### Directions for this task
Exactly as written, write out the lines below from the first to the one containing "const FONT = 'bold 15.5px ' + FAMILY;", inclusive. Pictures do not belong in the copy.

### Given data
□ □ □ □ □

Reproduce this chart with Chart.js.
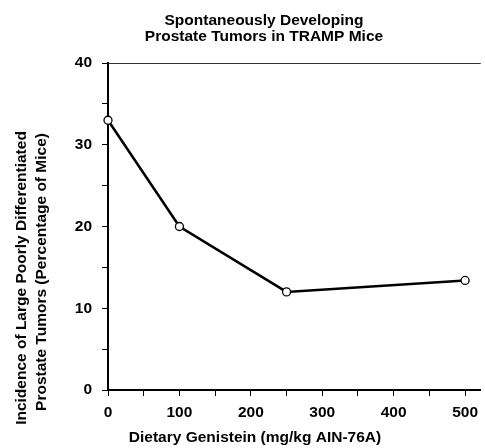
<!DOCTYPE html>
<html>
<head>
<meta charset="utf-8">
<script src="https://cdn.jsdelivr.net/npm/chart.js@4"></script>
<style>
    html, body { margin: 0; padding: 0; background: #fff; }
    #wrap { width: 485px; height: 448px; }
</style>
</head>
<body>
<div id="wrap"><canvas id="tumorChart" width="485" height="448"></canvas></div>
<script>
// datos
const doses = [0, 100, 250, 500];
const incidence = [33, 20, 12, 13.4];
const xTickLabels = [0, 100, 200, 300, 400, 500];
const yTickLabels = [0, 10, 20, 30, 40];
const titleLines = ['Spontaneously Developing', 'Prostate Tumors in TRAMP Mice'];
const yTitleLines = ['Incidence of Large Poorly Differentiated', 'Prostate Tumors (Percentage of Mice)'];
const xTitle = 'Dietary Genistein (mg/kg AIN-76A)';

const FAMILY = '"Liberation Sans", Arial, sans-serif';
const FONT = 'bold 15.5px ' + FAMILY;

// textos y linea superior dibujados a mano
const textPlugin = {
    id: 'textPlugin',
    afterDraw(chart) {
        const ctx = chart.ctx;
        const area = chart.chartArea;
        ctx.save();
        ctx.fillStyle = '#000';
        ctx.font = FONT;
        ctx.textAlign = 'center';
        ctx.textBaseline = 'alphabetic';
        ctx.fillText(titleLines[0], 264, 25);
        ctx.fillText(titleLines[1], 264, 41);
        ctx.fillText(xTitle, 255, 442);

        ctx.save();
        ctx.translate(26, 278);
        ctx.rotate(-Math.PI / 2);
        ctx.fillText(yTitleLines[0], 0, 0);
        ctx.restore();
        ctx.save();
        ctx.translate(46, 272);
        ctx.rotate(-Math.PI / 2);
        ctx.fillText(yTitleLines[1], 0, 0);
        ctx.restore();

        ctx.strokeStyle = '#333';
        ctx.lineWidth = 1.2;
        ctx.beginPath();
        ctx.moveTo(area.left, area.top + 0.5);
        ctx.lineTo(area.right, area.top + 0.5);
        ctx.stroke();
        ctx.restore();
    }
};

new Chart(document.getElementById('tumorChart'), {
    type: 'line',
    data: {
        datasets: [{
            data: doses.map((d, i) => ({ x: d, y: incidence[i] })),
            borderColor: '#000',
            borderWidth: 2.5,
            pointRadius: 4,
            pointBorderWidth: 1.3,
            pointBackgroundColor: '#fff',
            pointBorderColor: '#000',
            tension: 0,
            clip: false
        }]
    },
    options: {
        responsive: false,
        animation: false,
        layout: { autoPadding: false, padding: { top: 63, right: 0, left: 0, bottom: 0 } },
        plugins: {
            legend: { display: false },
            tooltip: { enabled: false }
        },
        scales: {
            x: {
                type: 'linear',
                min: 0,
                max: 522,
                afterFit(scale) { scale.height = 58; },
                afterBuildTicks(scale) {
                    const ticks = [];
                    for (let v = 0; v <= xTickLabels[xTickLabels.length - 1]; v += 50) ticks.push({ value: v });
                    scale.ticks = ticks;
                },
                ticks: {
                    color: '#000',
                    font: { family: FAMILY, size: 15.5, weight: 'bold' },
                    padding: 7,
                    maxRotation: 0,
                    autoSkip: false,
                    callback: v => xTickLabels.includes(v) ? String(v) : ''
                },
                grid: {
                    drawOnChartArea: false,
                    drawTicks: true,
                    tickLength: 6,
                    tickColor: '#000',
                    tickWidth: 1
                },
                border: { color: '#000', width: 2 }
            },
            y: {
                type: 'linear',
                min: 0,
                max: 40,
                afterFit(scale) { scale.width = 108; },
                afterBuildTicks(scale) {
                    const ticks = [];
                    for (let v = 0; v <= yTickLabels[yTickLabels.length - 1]; v += 5) ticks.push({ value: v });
                    scale.ticks = ticks;
                },
                ticks: {
                    color: '#000',
                    font: { family: FAMILY, size: 15.5, weight: 'bold' },
                    padding: 10,
                    autoSkip: false,
                    callback: v => yTickLabels.includes(v) ? String(v) : ''
                },
                grid: {
                    drawOnChartArea: false,
                    drawTicks: true,
                    tickLength: 6,
                    tickColor: '#000',
                    tickWidth: 1
                },
                border: { color: '#000', width: 2 }
            }
        }
    },
    plugins: [textPlugin]
});
</script>
</body>
</html>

□ □ □ □ □

### Response
Reproduce this chart with Chart.js.
<!DOCTYPE html>
<html>
<head>
<meta charset="utf-8">
<script src="https://cdn.jsdelivr.net/npm/chart.js@4"></script>
<style>
    html, body { margin: 0; padding: 0; background: #fff; }
    #wrap { width: 485px; height: 448px; }
</style>
</head>
<body>
<div id="wrap"><canvas id="tumorChart" width="485" height="448"></canvas></div>
<script>
// datos
const doses = [0, 100, 250, 500];
const incidence = [33, 20, 12, 13.4];
const xTickLabels = [0, 100, 200, 300, 400, 500];
const yTickLabels = [0, 10, 20, 30, 40];
const titleLines = ['Spontaneously Developing', 'Prostate Tumors in TRAMP Mice'];
const yTitleLines = ['Incidence of Large Poorly Differentiated', 'Prostate Tumors (Percentage of Mice)'];
const xTitle = 'Dietary Genistein (mg/kg AIN-76A)';

const FAMILY = '"Liberation Sans", Arial, sans-serif';
const FONT = 'bold 15.5px ' + FAMILY;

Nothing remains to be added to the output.